======== DATA EXTRACT ========

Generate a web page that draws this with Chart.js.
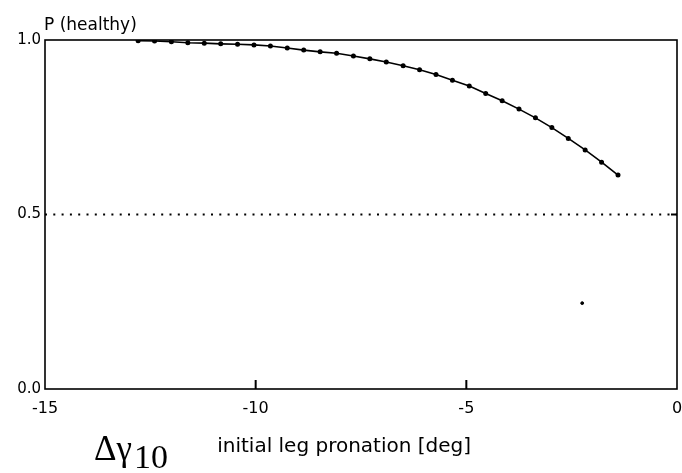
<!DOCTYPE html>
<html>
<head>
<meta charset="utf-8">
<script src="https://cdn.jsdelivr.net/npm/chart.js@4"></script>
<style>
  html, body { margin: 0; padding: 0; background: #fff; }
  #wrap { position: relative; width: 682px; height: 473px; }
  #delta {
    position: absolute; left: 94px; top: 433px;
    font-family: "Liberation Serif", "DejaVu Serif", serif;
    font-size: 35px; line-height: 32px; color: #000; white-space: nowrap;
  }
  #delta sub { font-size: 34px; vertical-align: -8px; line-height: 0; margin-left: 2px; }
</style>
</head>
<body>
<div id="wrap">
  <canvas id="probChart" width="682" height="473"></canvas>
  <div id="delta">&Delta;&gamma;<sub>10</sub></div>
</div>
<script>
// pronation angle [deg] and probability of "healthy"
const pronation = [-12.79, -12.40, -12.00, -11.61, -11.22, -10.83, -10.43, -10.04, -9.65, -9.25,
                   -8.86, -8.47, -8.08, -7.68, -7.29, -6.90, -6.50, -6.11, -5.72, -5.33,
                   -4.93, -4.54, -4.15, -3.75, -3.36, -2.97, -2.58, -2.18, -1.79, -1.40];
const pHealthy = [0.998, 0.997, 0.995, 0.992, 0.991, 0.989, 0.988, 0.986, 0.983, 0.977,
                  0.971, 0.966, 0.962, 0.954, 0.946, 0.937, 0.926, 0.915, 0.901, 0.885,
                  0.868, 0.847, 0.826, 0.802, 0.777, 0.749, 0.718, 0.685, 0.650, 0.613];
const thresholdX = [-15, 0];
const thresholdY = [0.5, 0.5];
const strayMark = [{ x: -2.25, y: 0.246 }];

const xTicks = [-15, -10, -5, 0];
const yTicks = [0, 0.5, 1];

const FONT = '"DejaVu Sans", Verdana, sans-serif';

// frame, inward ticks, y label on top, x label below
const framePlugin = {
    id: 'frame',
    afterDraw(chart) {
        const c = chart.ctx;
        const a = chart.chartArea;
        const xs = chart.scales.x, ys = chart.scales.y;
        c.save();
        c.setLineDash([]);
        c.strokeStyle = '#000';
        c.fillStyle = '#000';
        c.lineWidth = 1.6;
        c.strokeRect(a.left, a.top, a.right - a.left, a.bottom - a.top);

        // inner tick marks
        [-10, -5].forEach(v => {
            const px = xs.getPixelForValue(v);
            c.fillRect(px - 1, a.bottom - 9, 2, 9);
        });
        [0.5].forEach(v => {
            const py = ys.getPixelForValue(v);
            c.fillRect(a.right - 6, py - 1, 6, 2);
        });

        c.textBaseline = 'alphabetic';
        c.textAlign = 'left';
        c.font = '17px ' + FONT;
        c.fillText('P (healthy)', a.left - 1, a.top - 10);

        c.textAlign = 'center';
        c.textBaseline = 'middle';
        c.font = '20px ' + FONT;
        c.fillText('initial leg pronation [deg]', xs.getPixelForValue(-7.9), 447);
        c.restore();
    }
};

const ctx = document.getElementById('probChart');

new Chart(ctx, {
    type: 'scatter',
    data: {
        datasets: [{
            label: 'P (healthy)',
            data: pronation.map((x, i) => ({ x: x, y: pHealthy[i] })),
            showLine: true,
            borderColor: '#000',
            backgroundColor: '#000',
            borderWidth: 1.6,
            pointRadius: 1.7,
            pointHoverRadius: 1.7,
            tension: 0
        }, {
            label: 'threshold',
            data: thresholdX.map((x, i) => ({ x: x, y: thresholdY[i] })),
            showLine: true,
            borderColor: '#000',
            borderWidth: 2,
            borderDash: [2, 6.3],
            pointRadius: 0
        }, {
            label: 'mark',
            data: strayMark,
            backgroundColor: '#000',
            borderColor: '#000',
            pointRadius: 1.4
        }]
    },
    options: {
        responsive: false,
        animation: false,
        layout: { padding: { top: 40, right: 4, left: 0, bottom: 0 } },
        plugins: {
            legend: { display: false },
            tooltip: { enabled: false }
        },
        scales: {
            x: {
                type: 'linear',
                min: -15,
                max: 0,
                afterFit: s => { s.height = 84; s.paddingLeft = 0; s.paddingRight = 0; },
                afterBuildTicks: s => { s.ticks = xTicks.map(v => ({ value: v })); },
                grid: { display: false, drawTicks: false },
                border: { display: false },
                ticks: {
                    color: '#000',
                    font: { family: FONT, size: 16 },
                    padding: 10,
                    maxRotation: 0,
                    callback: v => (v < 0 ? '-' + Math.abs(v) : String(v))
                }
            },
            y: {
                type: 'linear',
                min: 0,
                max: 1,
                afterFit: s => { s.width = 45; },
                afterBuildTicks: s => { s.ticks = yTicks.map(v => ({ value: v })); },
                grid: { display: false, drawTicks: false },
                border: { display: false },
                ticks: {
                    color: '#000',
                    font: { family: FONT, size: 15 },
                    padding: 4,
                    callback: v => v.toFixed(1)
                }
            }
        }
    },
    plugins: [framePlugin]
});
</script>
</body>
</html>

========

Leave the images out, please, and restate each line word for word.

Generate a web page that draws this with Chart.js.
<!DOCTYPE html>
<html>
<head>
<meta charset="utf-8">
<script src="https://cdn.jsdelivr.net/npm/chart.js@4"></script>
<style>
  html, body { margin: 0; padding: 0; background: #fff; }
  #wrap { position: relative; width: 682px; height: 473px; }
  #delta {
    position: absolute; left: 94px; top: 433px;
    font-family: "Liberation Serif", "DejaVu Serif", serif;
    font-size: 35px; line-height: 32px; color: #000; white-space: nowrap;
  }
  #delta sub { font-size: 34px; vertical-align: -8px; line-height: 0; margin-left: 2px; }
</style>
</head>
<body>
<div id="wrap">
  <canvas id="probChart" width="682" height="473"></canvas>
  <div id="delta">&Delta;&gamma;<sub>10</sub></div>
</div>
<script>
// pronation angle [deg] and probability of "healthy"
const pronation = [-12.79, -12.40, -12.00, -11.61, -11.22, -10.83, -10.43, -10.04, -9.65, -9.25,
                   -8.86, -8.47, -8.08, -7.68, -7.29, -6.90, -6.50, -6.11, -5.72, -5.33,
                   -4.93, -4.54, -4.15, -3.75, -3.36, -2.97, -2.58, -2.18, -1.79, -1.40];
const pHealthy = [0.998, 0.997, 0.995, 0.992, 0.991, 0.989, 0.988, 0.986, 0.983, 0.977,
                  0.971, 0.966, 0.962, 0.954, 0.946, 0.937, 0.926, 0.915, 0.901, 0.885,
                  0.868, 0.847, 0.826, 0.802, 0.777, 0.749, 0.718, 0.685, 0.650, 0.613];
const thresholdX = [-15, 0];
const thresholdY = [0.5, 0.5];
const strayMark = [{ x: -2.25, y: 0.246 }];

const xTicks = [-15, -10, -5, 0];
const yTicks = [0, 0.5, 1];

const FONT = '"DejaVu Sans", Verdana, sans-serif';

// frame, inward ticks, y label on top, x label below
const framePlugin = {
    id: 'frame',
    afterDraw(chart) {
        const c = chart.ctx;
        const a = chart.chartArea;
        const xs = chart.scales.x, ys = chart.scales.y;
        c.save();
        c.setLineDash([]);
        c.strokeStyle = '#000';
        c.fillStyle = '#000';
        c.lineWidth = 1.6;
        c.strokeRect(a.left, a.top, a.right - a.left, a.bottom - a.top);

        // inner tick marks
        [-10, -5].forEach(v => {
            const px = xs.getPixelForValue(v);
            c.fillRect(px - 1, a.bottom - 9, 2, 9);
        });
        [0.5].forEach(v => {
            const py = ys.getPixelForValue(v);
            c.fillRect(a.right - 6, py - 1, 6, 2);
        });

        c.textBaseline = 'alphabetic';
        c.textAlign = 'left';
        c.font = '17px ' + FONT;
        c.fillText('P (healthy)', a.left - 1, a.top - 10);

        c.textAlign = 'center';
        c.textBaseline = 'middle';
        c.font = '20px ' + FONT;
        c.fillText('initial leg pronation [deg]', xs.getPixelForValue(-7.9), 447);
        c.restore();
    }
};

const ctx = document.getElementById('probChart');

new Chart(ctx, {
    type: 'scatter',
    data: {
        datasets: [{
            label: 'P (healthy)',
            data: pronation.map((x, i) => ({ x: x, y: pHealthy[i] })),
            showLine: true,
            borderColor: '#000',
            backgroundColor: '#000',
            borderWidth: 1.6,
            pointRadius: 1.7,
            pointHoverRadius: 1.7,
            tension: 0
        }, {
            label: 'threshold',
            data: thresholdX.map((x, i) => ({ x: x, y: thresholdY[i] })),
            showLine: true,
            borderColor: '#000',
            borderWidth: 2,
            borderDash: [2, 6.3],
            pointRadius: 0
        }, {
            label: 'mark',
            data: strayMark,
            backgroundColor: '#000',
            borderColor: '#000',
            pointRadius: 1.4
        }]
    },
    options: {
        responsive: false,
        animation: false,
        layout: { padding: { top: 40, right: 4, left: 0, bottom: 0 } },
        plugins: {
            legend: { display: false },
            tooltip: { enabled: false }
        },
        scales: {
            x: {
                type: 'linear',
                min: -15,
                max: 0,
                afterFit: s => { s.height = 84; s.paddingLeft = 0; s.paddingRight = 0; },
                afterBuildTicks: s => { s.ticks = xTicks.map(v => ({ value: v })); },
                grid: { display: false, drawTicks: false },
                border: { display: false },
                ticks: {
                    color: '#000',
                    font: { family: FONT, size: 16 },
                    padding: 10,
                    maxRotation: 0,
                    callback: v => (v < 0 ? '-' + Math.abs(v) : String(v))
                }
            },
            y: {
                type: 'linear',
                min: 0,
                max: 1,
                afterFit: s => { s.width = 45; },
                afterBuildTicks: s => { s.ticks = yTicks.map(v => ({ value: v })); },
                grid: { display: false, drawTicks: false },
                border: { display: false },
                ticks: {
                    color: '#000',
                    font: { family: FONT, size: 15 },
                    padding: 4,
                    callback: v => v.toFixed(1)
                }
            }
        }
    },
    plugins: [framePlugin]
});
</script>
</body>
</html>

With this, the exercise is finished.